-- begin MATERIAL --
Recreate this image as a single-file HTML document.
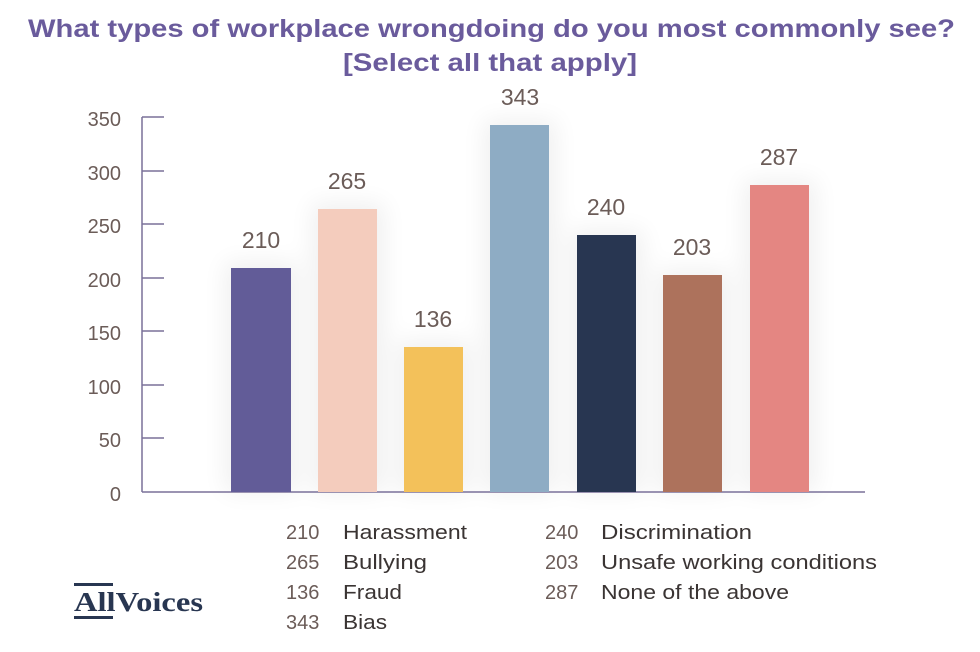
<!DOCTYPE html>
<html><head><meta charset="utf-8"><style>
html,body{margin:0;padding:0;background:#fff;}
svg{display:block;font-family:"Liberation Sans",sans-serif;}
</style></head><body>
<svg width="980" height="652" viewBox="0 0 980 652" xmlns="http://www.w3.org/2000/svg">
<defs><filter id="sh" x="-50%" y="-20%" width="200%" height="140%"><feGaussianBlur stdDeviation="12"/></filter></defs>
<rect width="980" height="652" fill="#fff"/>
<text x="28" y="37" textLength="927" lengthAdjust="spacingAndGlyphs" font-size="25" font-weight="bold" fill="#6a5b9c">What types of workplace wrongdoing do you most commonly see?</text>
<text x="343" y="71" textLength="294" lengthAdjust="spacingAndGlyphs" font-size="25" font-weight="bold" fill="#6a5b9c">[Select all that apply]</text>
<g fill="#000" opacity="0.06" filter="url(#sh)">
<rect x="225" y="262" width="72" height="230"/><rect x="312" y="203" width="72" height="289"/><rect x="398" y="341" width="72" height="151"/><rect x="484" y="120" width="72" height="372"/><rect x="571" y="230" width="72" height="262"/><rect x="657" y="270" width="72" height="222"/><rect x="744" y="180" width="72" height="312"/>
</g>
<g stroke="#7a7199" stroke-width="1.5">
<line x1="142" y1="117" x2="142" y2="492"/>
<line x1="142" y1="492" x2="865" y2="492"/>
<line x1="142" y1="117" x2="164" y2="117"/><line x1="142" y1="171" x2="164" y2="171"/><line x1="142" y1="224" x2="164" y2="224"/><line x1="142" y1="278" x2="164" y2="278"/><line x1="142" y1="331" x2="164" y2="331"/><line x1="142" y1="385" x2="164" y2="385"/><line x1="142" y1="438" x2="164" y2="438"/>
</g>
<g font-size="20" fill="#6b5c58" text-anchor="end">
<text x="121" y="126">350</text><text x="121" y="180">300</text><text x="121" y="233">250</text><text x="121" y="287">200</text><text x="121" y="340">150</text><text x="121" y="394">100</text><text x="121" y="447">50</text><text x="121" y="501">0</text>
</g>
<rect x="231" y="268" width="60" height="224" fill="#625c98"/>
<rect x="318" y="209" width="59" height="283" fill="#f4ccbd"/>
<rect x="404" y="347" width="59" height="145" fill="#f3c15a"/>
<rect x="490" y="125" width="59" height="367" fill="#8eacc4"/>
<rect x="577" y="235" width="59" height="257" fill="#283651"/>
<rect x="663" y="275" width="59" height="217" fill="#ad725c"/>
<rect x="750" y="185" width="59" height="307" fill="#e48682"/>
<g font-size="23" fill="#6b5c58" text-anchor="middle">
<text x="261" y="248">210</text><text x="347" y="189">265</text><text x="433" y="327">136</text><text x="520" y="105">343</text><text x="606" y="215">240</text><text x="692" y="255">203</text><text x="779" y="165">287</text>
</g>
<g font-size="20" lengthAdjust="spacingAndGlyphs">
<g fill="#6b5c58"><text x="286" y="539">210</text><text x="286" y="569">265</text><text x="286" y="599">136</text><text x="286" y="629">343</text>
<text x="545" y="539">240</text><text x="545" y="569">203</text><text x="545" y="599">287</text></g>
<g fill="#3a3433"><text x="343" y="539" textLength="124" lengthAdjust="spacingAndGlyphs">Harassment</text><text x="343" y="569" textLength="84" lengthAdjust="spacingAndGlyphs">Bullying</text><text x="343" y="599" textLength="59" lengthAdjust="spacingAndGlyphs">Fraud</text><text x="343" y="629" textLength="44" lengthAdjust="spacingAndGlyphs">Bias</text>
<text x="601" y="539" textLength="151" lengthAdjust="spacingAndGlyphs">Discrimination</text><text x="601" y="569" textLength="276" lengthAdjust="spacingAndGlyphs">Unsafe working conditions</text><text x="601" y="599" textLength="188" lengthAdjust="spacingAndGlyphs">None of the above</text></g>
</g>
<rect x="74" y="583" width="39" height="3" fill="#283651"/>
<rect x="74" y="616" width="39" height="3" fill="#283651"/>
<text x="74" y="611" textLength="129" lengthAdjust="spacingAndGlyphs" font-family="Liberation Serif,serif" font-weight="bold" font-size="27" fill="#283651">AllVoices</text>
</svg>
</body></html>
-- end MATERIAL --
* _WRITTEN EXERCISE_
Leave out the pictures and print every line of the data exactly.

* _THE SOLUTION_
Recreate this image as a single-file HTML document.
<!DOCTYPE html>
<html><head><meta charset="utf-8"><style>
html,body{margin:0;padding:0;background:#fff;}
svg{display:block;font-family:"Liberation Sans",sans-serif;}
</style></head><body>
<svg width="980" height="652" viewBox="0 0 980 652" xmlns="http://www.w3.org/2000/svg">
<defs><filter id="sh" x="-50%" y="-20%" width="200%" height="140%"><feGaussianBlur stdDeviation="12"/></filter></defs>
<rect width="980" height="652" fill="#fff"/>
<text x="28" y="37" textLength="927" lengthAdjust="spacingAndGlyphs" font-size="25" font-weight="bold" fill="#6a5b9c">What types of workplace wrongdoing do you most commonly see?</text>
<text x="343" y="71" textLength="294" lengthAdjust="spacingAndGlyphs" font-size="25" font-weight="bold" fill="#6a5b9c">[Select all that apply]</text>
<g fill="#000" opacity="0.06" filter="url(#sh)">
<rect x="225" y="262" width="72" height="230"/><rect x="312" y="203" width="72" height="289"/><rect x="398" y="341" width="72" height="151"/><rect x="484" y="120" width="72" height="372"/><rect x="571" y="230" width="72" height="262"/><rect x="657" y="270" width="72" height="222"/><rect x="744" y="180" width="72" height="312"/>
</g>
<g stroke="#7a7199" stroke-width="1.5">
<line x1="142" y1="117" x2="142" y2="492"/>
<line x1="142" y1="492" x2="865" y2="492"/>
<line x1="142" y1="117" x2="164" y2="117"/><line x1="142" y1="171" x2="164" y2="171"/><line x1="142" y1="224" x2="164" y2="224"/><line x1="142" y1="278" x2="164" y2="278"/><line x1="142" y1="331" x2="164" y2="331"/><line x1="142" y1="385" x2="164" y2="385"/><line x1="142" y1="438" x2="164" y2="438"/>
</g>
<g font-size="20" fill="#6b5c58" text-anchor="end">
<text x="121" y="126">350</text><text x="121" y="180">300</text><text x="121" y="233">250</text><text x="121" y="287">200</text><text x="121" y="340">150</text><text x="121" y="394">100</text><text x="121" y="447">50</text><text x="121" y="501">0</text>
</g>
<rect x="231" y="268" width="60" height="224" fill="#625c98"/>
<rect x="318" y="209" width="59" height="283" fill="#f4ccbd"/>
<rect x="404" y="347" width="59" height="145" fill="#f3c15a"/>
<rect x="490" y="125" width="59" height="367" fill="#8eacc4"/>
<rect x="577" y="235" width="59" height="257" fill="#283651"/>
<rect x="663" y="275" width="59" height="217" fill="#ad725c"/>
<rect x="750" y="185" width="59" height="307" fill="#e48682"/>
<g font-size="23" fill="#6b5c58" text-anchor="middle">
<text x="261" y="248">210</text><text x="347" y="189">265</text><text x="433" y="327">136</text><text x="520" y="105">343</text><text x="606" y="215">240</text><text x="692" y="255">203</text><text x="779" y="165">287</text>
</g>
<g font-size="20" lengthAdjust="spacingAndGlyphs">
<g fill="#6b5c58"><text x="286" y="539">210</text><text x="286" y="569">265</text><text x="286" y="599">136</text><text x="286" y="629">343</text>
<text x="545" y="539">240</text><text x="545" y="569">203</text><text x="545" y="599">287</text></g>
<g fill="#3a3433"><text x="343" y="539" textLength="124" lengthAdjust="spacingAndGlyphs">Harassment</text><text x="343" y="569" textLength="84" lengthAdjust="spacingAndGlyphs">Bullying</text><text x="343" y="599" textLength="59" lengthAdjust="spacingAndGlyphs">Fraud</text><text x="343" y="629" textLength="44" lengthAdjust="spacingAndGlyphs">Bias</text>
<text x="601" y="539" textLength="151" lengthAdjust="spacingAndGlyphs">Discrimination</text><text x="601" y="569" textLength="276" lengthAdjust="spacingAndGlyphs">Unsafe working conditions</text><text x="601" y="599" textLength="188" lengthAdjust="spacingAndGlyphs">None of the above</text></g>
</g>
<rect x="74" y="583" width="39" height="3" fill="#283651"/>
<rect x="74" y="616" width="39" height="3" fill="#283651"/>
<text x="74" y="611" textLength="129" lengthAdjust="spacingAndGlyphs" font-family="Liberation Serif,serif" font-weight="bold" font-size="27" fill="#283651">AllVoices</text>
</svg>
</body></html>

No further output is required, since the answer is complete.